On a recent visit to South Africa, I took a detour – unintended, I have to admit – around Green Point in Cape Town. I found myself uneasily nosing my way around the perimeter of the stadium that had been built for the World Cup of 2010. The whole place was visibly crumbling, weeds were sprouting up through the concrete of the car parks, graffiti defaced the walls, gates were padlocked, doors and windows were boarded up, waifs and strays and the sad detritus of a drug-ridden underclass were skulking in makeshift tents and shelters. The whole scene was dismal and desolate. Such is the inheritance of a ruinously expensive project that the country could not afford. Vast stadiums were built in cities that simply didn’t need them, many of which have fallen into disrepair. The World Cup of 2010 was an appalling exercise in hubris, by Sepp Blatter, by FIFA and by the ANC government in South Africa, leaving no tangible legacy beyond a phalanx of costly and mostly useless stadiums.
As I watched the skyscrapers and the vast amphitheatres slowly grow in the desert of Qatar, the sonnet Ozymandias, by Percy Bysshe Shelley (what fun my class had with his middle name when we discussed the poem) came into my mind. The persona begins thus:
“I met a traveller from an antique land
Who said, ‘Two vast and trunkless legs of stone
Stand in the desert. Near them on the ground
Half shrunk, a shattered visage lies….’”
This ruin was once an awe-inspiring statue of an ancient potentate, the pharaoh Rameses II.
“And on the pedestal, these words appear,
‘My name is Ozymandias, king of kings,
Look on my works, ye Mighty, and despair!’

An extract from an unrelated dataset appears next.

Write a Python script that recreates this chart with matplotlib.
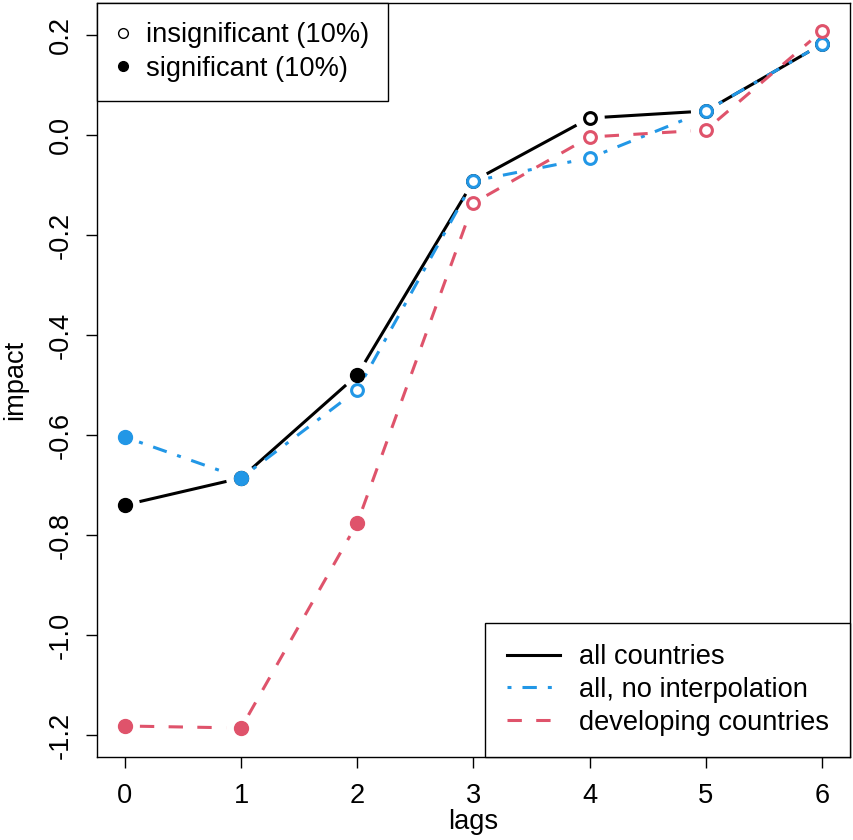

Nothing besides remains. Round the decay
Of that colossal wreck, boundless and bare,
The lone and level sands stretch far away.”
I wonder whether at some time in the distant future a traveller might come across these decaying wrecks in the desert that were once football stadiums and consider the folly of Man and his overweening vanity. For that is what the Qatar World Cup really is, an ostentatious monument to greed and egotism, built on shifting sand.